I use cadence in my company and use calibra to run drc and lvs. It's my habit.
 

However, Ledit is much cheaper than cadence, easier to be used, not bad at all for small medium analog design.

I use it extensively and I'm not dissapointed at all. Furthermore, you can import Virtuoso setup files, perform Dracula-compatible DRC and check your design with Calibre results.

Hi, can you give me some guide how to import Virtuoso setup files, perform Dracula-compatible DRC and check my design with Calibre results using Tanner.
I have to move to Tanner after doing my work on 130nm tech in Cadence when my Cadence already expired and is not renewed by my university. So disappointing, but hopefully can continue my same work in Tanner. Please help me.
Thanks
 

The important question is, which one does your target foundry
supply a tapeout-approved PDK for? Any other consideration
has to be secondary (if you're serious about actually fabbing
something).

If you only want to play around then one tool is as good as
another. You could use LASI or Electric as far as that goes.
For free.
 

Hi, thanks for replying my question, I'm going to fabricate the IC with MOSIS using IBM PDK 130nm.My sv asked me to use Tanner instead of Cadence and Mentor Graphic, like I told u before that I've already have some of my design using Cadence.
I'm doing a digital design, and doing the layout manually before, so I have spend a lot of my time there.That's why I hope I can still use the design in Tanner
 

cadence is very cheap ,nobody can install it in hes pc
 

As a 20+ year user of Cadence tools, I am bemused by what seems to be a general acceptance that it is the best tool for IC design. In my opinion, it is not!

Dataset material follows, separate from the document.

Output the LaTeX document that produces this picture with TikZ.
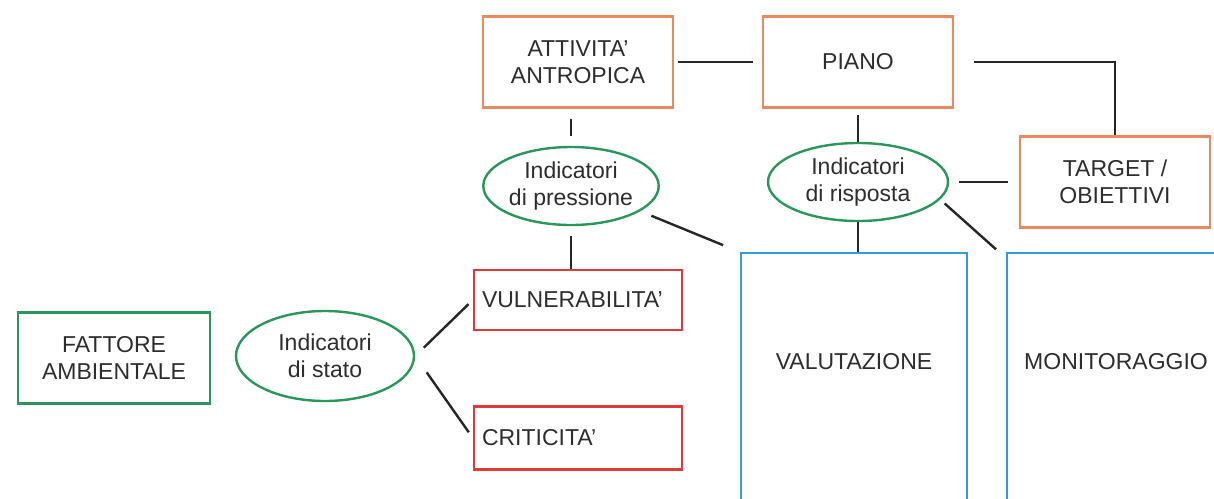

What it is, is an excellent tool for bringing together a cross-discipline design team.

For the individual tasks those teams have to do within their design flow and skill area, there are better tools out there to do those individual tasks (for example L-Edit, ICED, Magic, WinLASI, Calibre and quite a few others for layout depending on what you are trying to do).

My experience of the Cadence tools is that if you are lazy it is excellent as all you have to do is learn to be a "mouse pusher".

If you really want to be an engineer in the dictionary meaning of the word, you need to "look under the hood" to appreciate the compromises that are being made on your behalf in exchange for the higher level of abstraction at which Cadence force you to work. To do any real leading edge design (particularly analogue, RF or the real high speed digital stuff) you need to be able to work at a lower level of abstraction than Cadence offers.

I'd like to hear others opinions on non-cadence tools based on real use on products in production and in particular how they have solved problems that the cadence tools don't/can't.

SimonH.
 
Laker seem better. Its designers come from Cadence too.
 

I currently use L-Edit for course project. I haven't tried Cadence yet, but L-Edit is quiet easy to use. The only drawback I experience is the node highlighting is not easy to use..
 

if are going to spend money to fabricate a chip that will work then go for Cadence Spectre , otherwise any tool would be good. Tanner tools are baby tools. their LVS /Extraction / net-list import is rubbish. The T-Spice is accurate simulator comparable with spectre /Hspice. other tools will be useless if BSIM3 or leter models are used , the DC bias point will be oK , but AC , Transient results will be off by 10-30%. Convergence is best in Cadence Spectre.